To be diffractive is not to accurately reflect the world as it is, but to trace patterns of difference, how and why certain differences emerge, and what effects they have — especially in terms of power, visibility, and meaning.
In 2022, I was part of a research cohort that examined museums, galleries, libraries, and public art in Denmark to diffract the complex practice called archiving. For example, we listened to archivists explain their struggles and debates on how to name this painting that’s placed inside the National Gallery of Denmark:

Although the nanny is the focal point of the painting, she had never been mentioned in the name of the painting. The painting, made by Wilhelm Marstrand in 1857, was nine years after the abolishment of slavery in the Danish West Indies, so it is most likely that the young nanny was born a slave. The painting was mostly called Portrait of Otto Marstrand's family, which includes the 2 daughters on each side and Otto Marstrand, the wife Annie, and their son Osvald who were strolling in the park in the back. It was only in recent years that the painting is renamed to Portrait of Otto Marstrand's Two Daughters and their West Indian Nanny, Justina, in Frederiksberg Garden.
This example, though, is still a work negotiated within a large institution and reworked by "professional archivists". To further include other archivists, I am particularly aligned with Foucault and Butler on how power is not just repressive or held from above (as Marx suggested), but is everywhere, channeling through everyday practices, discourses, and performed norms.
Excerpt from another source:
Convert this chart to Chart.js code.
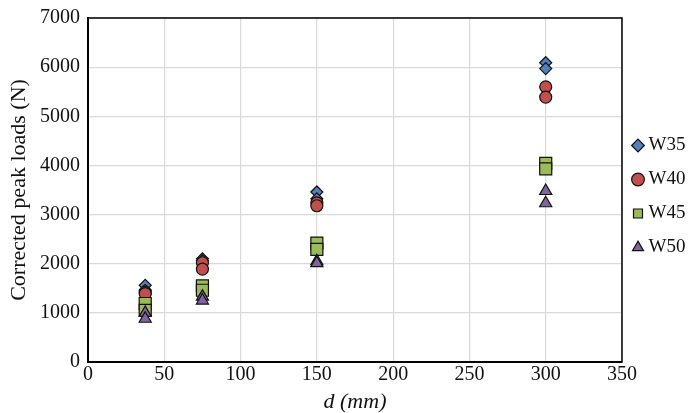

I was more interested in how the so-called mundane people and activities can ethically rework history-present-future.
A lead I had was in the works of Ursula K. Le Guin, called The Carrier Bag Theory of Fiction (1989), who proposed the first human tool was the bag instead of the spear — we learned to carry before we learned to kill — thereby reimagining a history that is accumulatively sustained by gatherers instead of hunters (or heroes). Mindy Seu then posits herself as a gatherer. It was a brilliant way of reconfiguring the past while opening up participation in the present to propose a more diffractive future. In tandem, I then posited myself as an archivist, breaking the gates that kept history-making practices only within institutions of power.
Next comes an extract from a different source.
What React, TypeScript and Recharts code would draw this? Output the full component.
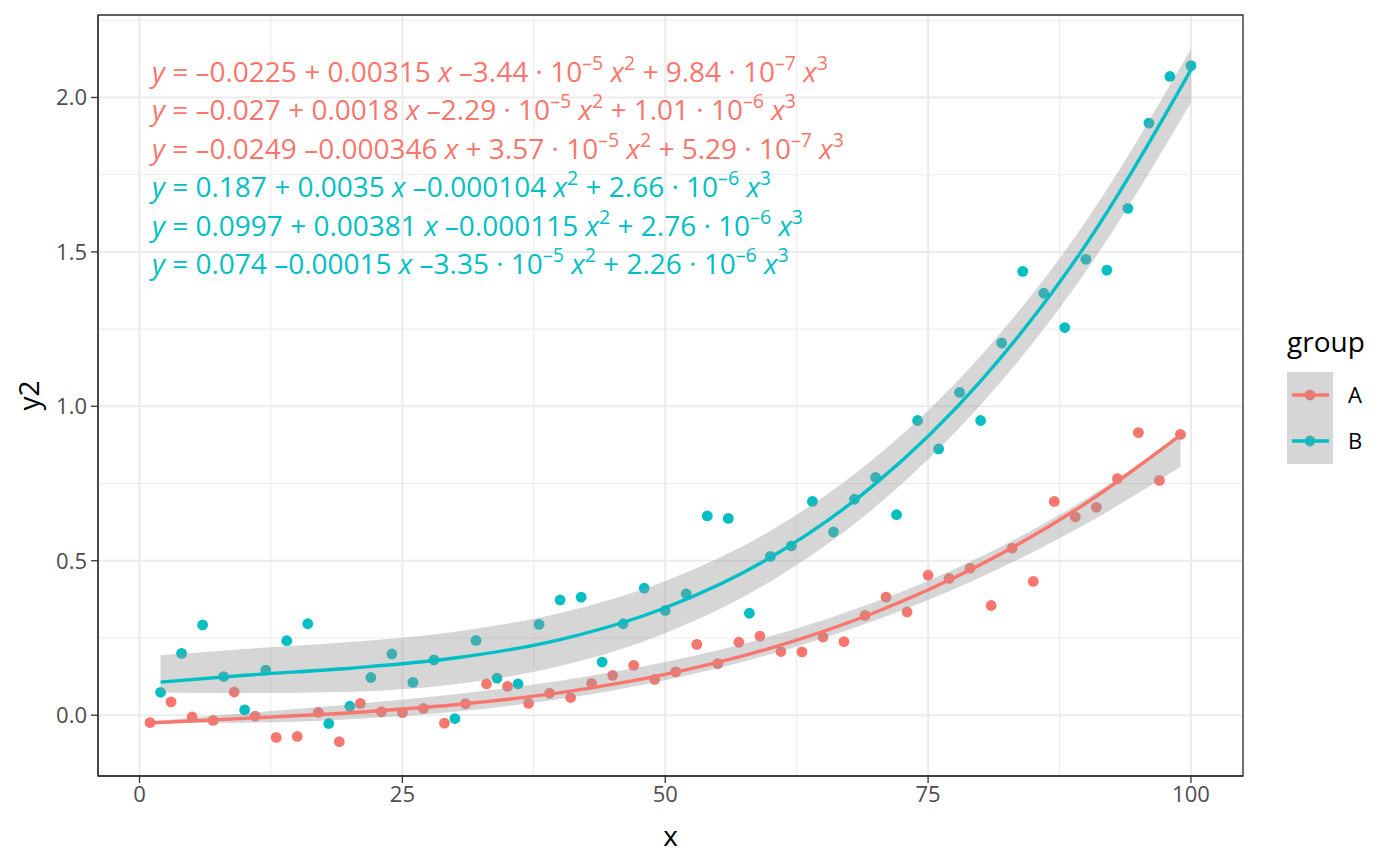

Postscript: The zine Daring To Archive (alongside Fuss and Werewolf) was introduced at Saigon’s Zine Fair by volunteers. It was later requested by an indie publisher for Kuala Lumpur’s international zine fair, and by a professor in Hanoi to use as examples at the national art university. Certain art stores continue to request them for sale, as they quickly sell out. A zine only costs a few dollars—the point isn’t that it makes any sense economically, but that its ideas circulate organically and prolifically within a cultural typography of disengagement, without any of my participation. That continues to astound (and challenge) me.